Fed Governor Brainard’s call for more fiscal and monetary stimulus encouraged the risk appetite of investors overnight especially in European trading. Ten-year German bund and British gilt yields fell by 3 basis points each, and stock markets have risen by 2.3% in France and Germany, 2.2% in Italy, 1.7% in Switzerland, and 1.6% in Great Britain.

Pacific Rim stock markets closed up 1.8% in Australia, 1.0% in New Zealand, 0.6% in South Korea, and 0.5% in India and Japan but lost 0.3% in Hong Kong and 0.2% in China.

The dollar climbed 0.4% overnight against the euro and Australian dollar, 0.2% relative to the Japanese yen, and 0.1% versus the Swiss franc, Chinese yuan, Mexican peso and British pound.

Gold settled back 0.4%, but WTI oil rose 0.5%.

German retail sales volume failed to rebound in July as was anticipated. A 13.2% recovery in May has now been followed by back-to-back declines of 1.9% in June and 0.9% in July. July’s level was less than 1% above the pre-lockdown February level.

A greater-than-expected 0.6% increase in Euroland producer prices during July reflected a 2.1% advance in the energy component. Non-energy producer prices were unchanged on month and 0.4% below their year-earlier level.

The number of unemployed workers in Spain went up by a greater-than-forecast 29.8 thousand in August.

Over the 12 months through July, producer prices fell 0.75% in Romania but climbed 3.4% (a 3-month high) in Hungary.

Britain’s Nationwide house price index rose 2.0% on month in August (four times more than expected). Their 3.7% 12-month rate of increase after 1.5% in the year to July represents a 4-month high.

British shop prices were 1.6% lower than a year earlier in July, marking the the fifth straight drop of more than 1.0% in a row.

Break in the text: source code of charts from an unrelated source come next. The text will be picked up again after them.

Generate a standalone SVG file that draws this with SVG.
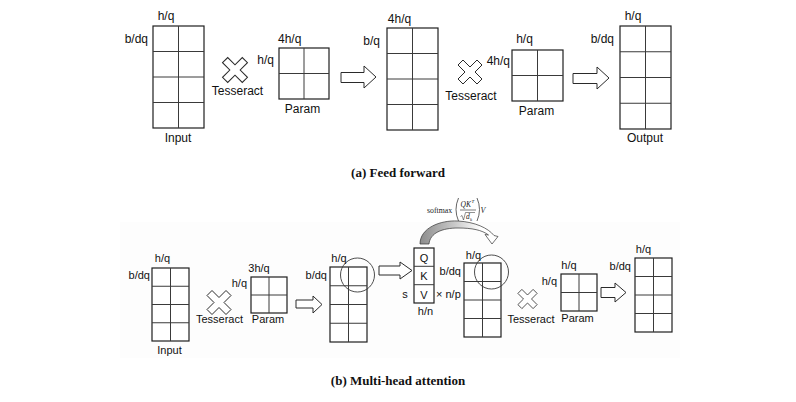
<svg xmlns="http://www.w3.org/2000/svg" width="796" height="402" viewBox="0 0 796 402">
  <style>
    .box { fill: #fff; stroke: #1e1e1e; stroke-width: 1.2; }
    .ln { stroke: #3a3a3a; stroke-width: 1; fill: none; }
    .blk { fill: #fff; stroke: #2a2a2a; stroke-width: 1; stroke-linejoin: miter; }
    .ring { fill: none; stroke: #3a3a3a; stroke-width: 0.9; }
    .t { font-family: "Liberation Sans", Arial, sans-serif; font-size: 12px; fill: #111; }
    .ts { font-family: "Liberation Sans", Arial, sans-serif; font-size: 11px; fill: #111; }
    .mid { text-anchor: middle; }
    .end { text-anchor: end; }
    .cap { font-family: "Liberation Serif", "Times New Roman", serif; font-weight: bold; font-size: 13px; fill: #111; text-anchor: middle; }
    .mth { font-family: "Liberation Serif", "Times New Roman", serif; fill: #222; }
  </style>
  <defs>
    <!-- multiply sign used for the Tesseract product -->
    <path id="times" d="M-12,-7 L-7,-12 L0,-5 L7,-12 L12,-7 L5,0 L12,7 L7,12 L0,5 L-7,12 L-12,7 L-5,0 Z"/>
    <linearGradient id="bend" gradientUnits="userSpaceOnUse" x1="420" y1="0" x2="496" y2="0">
      <stop offset="0" stop-color="#8c8c8c"/>
      <stop offset="0.45" stop-color="#c8c8c8"/>
      <stop offset="0.8" stop-color="#ffffff"/>
      <stop offset="1" stop-color="#ffffff"/>
    </linearGradient>
  </defs>

  <rect width="796" height="402" fill="#fff"/>
  <rect x="120" y="222" width="560" height="136" fill="#fdfdfd"/>

  <!-- ===== (a) Feed forward ===== -->
  <g id="ff-input">
    <rect class="box" x="153" y="26" width="51" height="102"/>
    <path class="ln" d="M178.5,26 V128 M153,51.5 H204 M153,77 H204 M153,102.5 H204"/>
    <text class="t mid" x="166" y="20">h/q</text>
    <text class="t end" x="148" y="43">b/dq</text>
    <text class="t mid" x="178" y="142">Input</text>
  </g>
  <g id="ff-tesseract-1">
    <use href="#times" class="blk" transform="translate(235,70) scale(1.04)"/>
    <text class="t mid" x="237.5" y="95">Tesseract</text>
  </g>
  <g id="ff-param-1">
    <rect class="box" x="279" y="48" width="50" height="51"/>
    <path class="ln" d="M304,48 V99 M279,73.5 H329"/>
    <text class="t" x="278" y="42.5">4h/q</text>
    <text class="t end" x="274" y="64">h/q</text>
    <text class="t mid" x="302.5" y="113">Param</text>
  </g>
  <g id="ff-hidden">
    <rect class="box" x="387" y="28" width="51" height="102"/>
    <path class="ln" d="M412.5,28 V130 M387,53.5 H438 M387,79 H438 M387,104.5 H438"/>
    <text class="t mid" x="399.5" y="22.5">4h/q</text>
    <text class="t end" x="380" y="45">b/q</text>
  </g>
  <g id="ff-tesseract-2">
    <use href="#times" class="blk" transform="translate(470,72) scale(1.0)"/>
    <text class="t mid" x="471" y="100">Tesseract</text>
  </g>
  <g id="ff-param-2">
    <rect class="box" x="512" y="50" width="51" height="51"/>
    <path class="ln" d="M537.5,50 V101 M512,75.5 H563"/>
    <text class="t mid" x="524.5" y="43">h/q</text>
    <text class="t end" x="510" y="65">4h/q</text>
    <text class="t mid" x="536.5" y="115">Param</text>
  </g>
  <g id="ff-output">
    <rect class="box" x="620" y="26" width="51" height="103"/>
    <path class="ln" d="M645.5,26 V129 M620,51.75 H671 M620,77.5 H671 M620,103.25 H671"/>
    <text class="t mid" x="633" y="20">h/q</text>
    <text class="t end" x="614" y="43">b/dq</text>
    <text class="t mid" x="645" y="142">Output</text>
  </g>
  <text class="cap" x="398" y="177">(a) Feed forward</text>

  <!-- ===== (b) Multi-head attention ===== -->
  <g id="mh-input">
    <rect class="box" x="152" y="268" width="37" height="73"/>
    <path class="ln" d="M170.5,268 V341 M152,286.25 H189 M152,304.5 H189 M152,322.75 H189"/>
    <text class="ts mid" x="162.5" y="261.5">h/q</text>
    <text class="ts end" x="150" y="279">b/dq</text>
    <text class="ts mid" x="169.5" y="354">Input</text>
  </g>
  <g id="mh-tesseract-1">
    <use href="#times" class="blk" transform="translate(219,302.5)"/>
    <text class="ts mid" x="219.5" y="323">Tesseract</text>
  </g>
  <g id="mh-param-1">
    <rect class="box" x="251" y="277" width="36" height="36"/>
    <path class="ln" d="M269,277 V313 M251,295 H287"/>
    <text class="ts mid" x="259" y="271.5">3h/q</text>
    <text class="ts end" x="247" y="287">h/q</text>
    <text class="ts mid" x="268" y="323">Param</text>
  </g>
  <g id="mh-qkv-proj">
    <rect class="box" x="330" y="267" width="37" height="75"/>
    <path class="ln" d="M348.5,267 V342 M330,285.75 H367 M330,304.5 H367 M330,323.25 H367"/>
    <circle class="ring" cx="357.5" cy="275" r="17"/>
    <text class="ts mid" x="339" y="261.5">h/q</text>
    <text class="ts end" x="327" y="279">b/dq</text>
  </g>
  <g id="mh-head">
    <rect class="box" x="414" y="248" width="20" height="55"/>
    <path class="ln" d="M414,266.3 H434 M414,284.7 H434"/>
    <text class="ts mid" x="424" y="262">Q</text>
    <text class="ts mid" x="424" y="280">K</text>
    <text class="ts mid" x="424" y="298.5">V</text>
    <text class="ts mid" x="405" y="298">s</text>
    <text class="ts" x="436" y="298">× n/p</text>
    <text class="ts mid" x="425.5" y="315">h/n</text>
  </g>
  <g id="mh-softmax">
    <text class="mth" x="427" y="212.5" font-size="7.8">softmax</text>
    <path d="M458.5,198 Q453.5,209.5 458.5,221 M477,198 Q482,209.5 477,221" fill="none" stroke="#222" stroke-width="0.7"/>
    <text class="mth" x="460.5" y="207" font-size="7.5" font-style="italic">QK</text>
    <text class="mth" x="471.5" y="203" font-size="5" font-style="italic">T</text>
    <path d="M460,210 H476" stroke="#222" stroke-width="0.6"/>
    <path d="M460.5,216.5 L462,215.5 L463.5,220 L465.5,212.5 H475" fill="none" stroke="#222" stroke-width="0.5"/>
    <text class="mth" x="466" y="219" font-size="7.5" font-style="italic">d</text>
    <text class="mth" x="470" y="220.5" font-size="4.8" font-style="italic">k</text>
    <text class="mth" x="480.5" y="212.5" font-size="8" font-style="italic">V</text>
  </g>
  <g id="mh-attn-out">
    <rect class="box" x="464" y="263" width="37" height="74"/>
    <path class="ln" d="M482.5,263 V337 M464,281.5 H501 M464,300 H501 M464,318.5 H501"/>
    <circle class="ring" cx="491.5" cy="272" r="17"/>
    <text class="ts mid" x="473.5" y="259">h/q</text>
    <text class="ts end" x="461" y="275">b/dq</text>
  </g>
  <g id="mh-tesseract-2">
    <use href="#times" class="blk" transform="translate(527.5,299) scale(0.8)"/>
    <text class="ts mid" x="531" y="323">Tesseract</text>
  </g>
  <g id="mh-param-2">
    <rect class="box" x="561" y="274" width="36" height="37"/>
    <path class="ln" d="M579,274 V311 M561,292.5 H597"/>
    <text class="ts mid" x="569" y="269">h/q</text>
    <text class="ts end" x="557" y="285">h/q</text>
    <text class="ts mid" x="577.5" y="322">Param</text>
  </g>
  <g id="mh-output">
    <rect class="box" x="635" y="258" width="37" height="74"/>
    <path class="ln" d="M653.5,258 V332 M635,276.5 H672 M635,295 H672 M635,313.5 H672"/>
    <text class="ts mid" x="643.5" y="253">h/q</text>
    <text class="ts end" x="631" y="270">b/dq</text>
  </g>
  <text class="cap" x="398" y="385">(b) Multi-head attention</text>

  <!-- connectors: hollow block arrows and the curved attention arrow -->
  <g id="connectors">
    <path class="blk" d="M341,72.5 H364 V66 L376,77 L364,88 V82.5 H341 Z"/>
    <path class="blk" d="M573,73.5 H597 V67 L609,78 L597,89 V83.5 H573 Z"/>
    <path class="blk" d="M296,300 H313 V296 L322,304.5 L313,313 V308 H296 Z"/>
    <path class="blk" d="M379,266 H400 V262 L412,270.5 L400,279 V275 H379 Z"/>
    <path class="blk" d="M601,287.5 H615 V283 L626,292.5 L615,302 V297.5 H601 Z"/>
    <path d="M420,244 C420,228 440,220 458,221 C475,222 488,228 494,235.5 L498,236.5 L492,244 L485,234.5 L488.5,235 C482,230 472,228 458,228 C442,228 430,233 429,244 Z" fill="url(#bend)" stroke="#333" stroke-width="0.7" stroke-linejoin="round"/>
  </g>
</svg>
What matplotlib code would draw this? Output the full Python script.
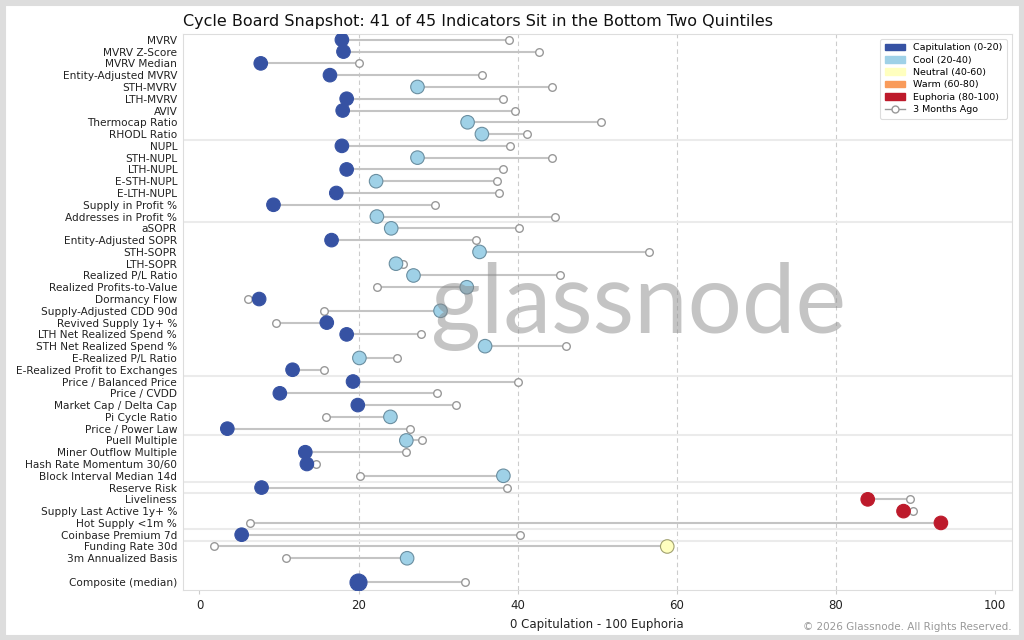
import matplotlib
matplotlib.use("Agg")
import matplotlib.pyplot as plt
from matplotlib.patches import Patch, Rectangle
from matplotlib.lines import Line2D

labels = ["MVRV", "MVRV Z-Score", "MVRV Median", "Entity-Adjusted MVRV", "STH-MVRV", "LTH-MVRV",
          "AVIV", "Thermocap Ratio", "RHODL Ratio",
          "NUPL", "STH-NUPL", "LTH-NUPL", "E-STH-NUPL", "E-LTH-NUPL", "Supply in Profit %",
          "Addresses in Profit %",
          "aSOPR", "Entity-Adjusted SOPR", "STH-SOPR", "LTH-SOPR", "Realized P/L Ratio",
          "Realized Profits-to-Value", "Dormancy Flow", "Supply-Adjusted CDD 90d",
          "Revived Supply 1y+ %", "LTH Net Realized Spend %", "STH Net Realized Spend %",
          "E-Realized P/L Ratio", "E-Realized Profit to Exchanges",
          "Price / Balanced Price", "Price / CVDD", "Market Cap / Delta Cap", "Pi Cycle Ratio",
          "Price / Power Law",
          "Puell Multiple", "Miner Outflow Multiple", "Hash Rate Momentum 30/60",
          "Block Interval Median 14d",
          "Reserve Risk",
          "Liveliness", "Supply Last Active 1y+ %", "Hot Supply <1m %",
          "Coinbase Premium 7d",
          "Funding Rate 30d", "3m Annualized Basis"]
group_sizes = [9, 7, 13, 5, 4, 1, 3, 1, 2]

current = [17.9, 18.1, 7.7, 16.4, 27.4, 18.5, 18.0, 33.7, 35.5,
           17.9, 27.4, 18.5, 22.2, 17.2, 9.3, 22.3,
           24.1, 16.6, 35.2, 24.7, 26.9, 33.6, 7.5, 30.3, 16.0, 18.5, 35.9, 20.1, 11.7,
           19.3, 10.1, 19.9, 24.0, 3.5,
           26.0, 13.3, 13.5, 38.2,
           7.8,
           84.0, 88.5, 93.2,
           5.3,
           58.8, 26.1]
past = [38.9, 42.7, 20.1, 35.5, 44.3, 38.2, 39.7, 50.5, 41.2,
        39.0, 44.3, 38.2, 37.4, 37.7, 29.6, 44.7,
        40.2, 34.7, 56.5, 25.6, 45.3, 22.3, 6.1, 15.7, 9.6, 27.8, 46.1, 24.8, 15.7,
        40.1, 29.9, 32.2, 15.9, 26.4,
        28.0, 25.9, 14.7, 20.2,
        38.7,
        89.3, 89.7, 6.3,
        40.3,
        1.8, 10.9]

composite_label = "Composite (median)"
composite_current = 19.9
composite_past = 33.4

zone_names = ["Capitulation (0-20)", "Cool (20-40)", "Neutral (40-60)", "Warm (60-80)",
              "Euphoria (80-100)"]
zone_colors = ["#3652a3", "#9fd1e7", "#ffffbf", "#f99b5a", "#bd1a2b"]
zone_edges = ["#3652a3", "#6a8ea0", "#a0a070", "#b07040", "#bd1a2b"]
zone_bounds = [20, 40, 60, 80]
grid_x = [20, 40, 60, 80]
xticks = [0, 20, 40, 60, 80, 100]


def zone(v):
    for i, b in enumerate(zone_bounds):
        if v < b:
            return i
    return len(zone_bounds)


fig = plt.figure(figsize=(10.24, 6.4), dpi=100)
ax = fig.add_axes([0.1785, 0.078, 0.8095, 0.869])

n = len(labels)
ys = list(range(n))
comp_y = n + 1

for x in grid_x:
    ax.axvline(x, color="#cccccc", lw=0.8, ls=(0, (4, 3)), zorder=0)

# group separators
pos = 0
for g in group_sizes[:-1]:
    pos += g
    ax.axhline(pos - 0.5, color="#ebebeb", lw=1.5, zorder=0)

all_y = ys + [comp_y]
all_cur = current + [composite_current]
all_past = past + [composite_past]
for y, c, p in zip(all_y, all_cur, all_past):
    ax.plot([p, c], [y, y], color="#c4c4c4", lw=1.5, zorder=1, solid_capstyle="butt")

ax.scatter(past + [composite_past], all_y, s=30, facecolor="white", edgecolor="#999999",
           linewidth=1.0, zorder=2)

cols = [zone_colors[zone(v)] for v in current]
edges = [zone_edges[zone(v)] for v in current]
ax.scatter(current, ys, s=95, c=cols, edgecolors=edges, linewidths=0.8, zorder=3)
zc = zone(composite_current)
ax.scatter([composite_current], [comp_y], s=150, c=[zone_colors[zc]],
           edgecolors=[zone_edges[zc]], linewidths=0.8, zorder=3)

ax.set_yticks(all_y)
ax.set_yticklabels(labels + [composite_label], fontsize=7.6, color="#222222")
ax.set_ylim(n + 1.7, -0.5)
ax.set_xlim(-2.1, 102.1)
ax.set_xticks(xticks)
ax.tick_params(axis="x", labelsize=8.5, colors="#222222", color="#cccccc", length=3)
ax.tick_params(axis="y", length=0, pad=4)
ax.set_xlabel("0 Capitulation - 100 Euphoria", fontsize=8.5, color="#222222")
for sp in ax.spines.values():
    sp.set_color("#dddddd")
    sp.set_linewidth(0.8)

ax.set_title("Cycle Board Snapshot: 41 of 45 Indicators Sit in the Bottom Two Quintiles",
             loc="left", fontsize=11.5, color="#111111", pad=6)

handles = [Patch(facecolor=c, edgecolor=c, label=l) for c, l in zip(zone_colors, zone_names)]
handles.append(Line2D([0], [0], color="#999999", lw=1, marker="o", markerfacecolor="white",
                      markeredgecolor="#999999", markersize=5, label="3 Months Ago"))
leg = ax.legend(handles=handles, loc="upper right", fontsize=6.8, frameon=True,
                handlelength=2.2, handleheight=0.7, borderpad=0.5, labelspacing=0.35,
                framealpha=1)
leg.get_frame().set_edgecolor("#dddddd")
leg.get_frame().set_linewidth(0.8)

fig.text(0.624, 0.521, "glassnode", fontsize=69, family="Lato", color="#8a8a8a",
         alpha=0.5, ha="center", va="center", zorder=10)

fig.text(0.988, 0.012, "\u00a9 2026 Glassnode. All Rights Reserved.", fontsize=7.5,
         color="#999999", ha="right", va="bottom")

fig.patches.append(Rectangle((0, 0), 1, 1, transform=fig.transFigure, fill=False,
                             edgecolor="#dddddd", linewidth=8, zorder=100))

fig.savefig("out.png", dpi=100, facecolor="white")
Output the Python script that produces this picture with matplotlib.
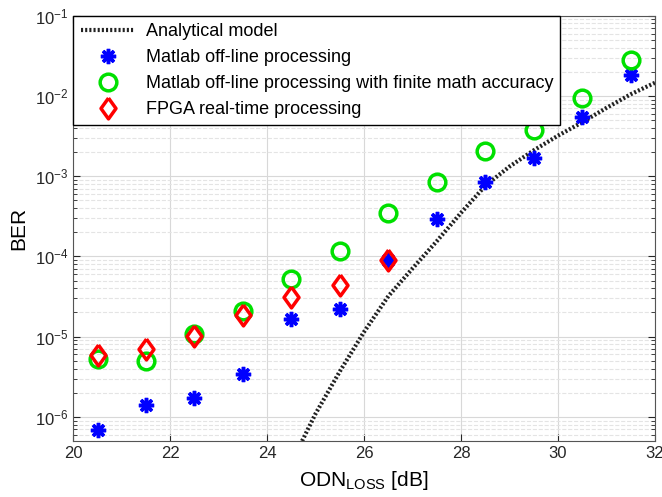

The Australian economy, which had been one of the very few to avoid the Great Recession, contracted by a record 7.0% in the second quarter, resulting in a GDP slide from a year earlier of 6.3%. Household spending, imports, and business investment dropped 12.1%, 12.9%, and 4.9% last quarter. GDP in the first quarter had slipped 0.3% on quarter but risen 1.6% on year.

New Zealand’s terms of trade (export/import price ratio) jumped 2.5% in the second quarter due mainly to a surprising 2.4% rise in export prices.

Reflecting a very stimulative BOJ policy stance, on-year growth in Japan’s monetary base has accelerated to 5.8% in July-August from 3.6% in the first half of 2020 and all of 2019.

South Korean CPI inflation accelerated to a 5-month high in August, but the level was merely 0.7%. Moreover, core CPI inflation stayed at 0.4% in the latest months.

U.S. motor vehicle sales last month were 4.8% greater than in July. Mortgage applications last week dropped another 2.0% despite very low interest rates.

The Central Bank of Chile’s policy interest rate was maintained at 0.50% following the latest review of monetary policy. The vote was unanimous, and a statement from officials affirmed that an “extended period of time” at the present very accommodative stance will likely be needed. The key rate had been slashed in mid-March by 75 basis points and two weeks later by a further 50 bps.

Investors await several U.S. releases later today: factory orders, the ADP estimate of private sector job growth in August, and the NY regional PMI known as the NAPM index. Even more significantly, the Fed Beige Book of U.S. regional economic conditions gets published this afternoon. Meanwhile, Canada releases quarterly productivity and unit labor costs today as well.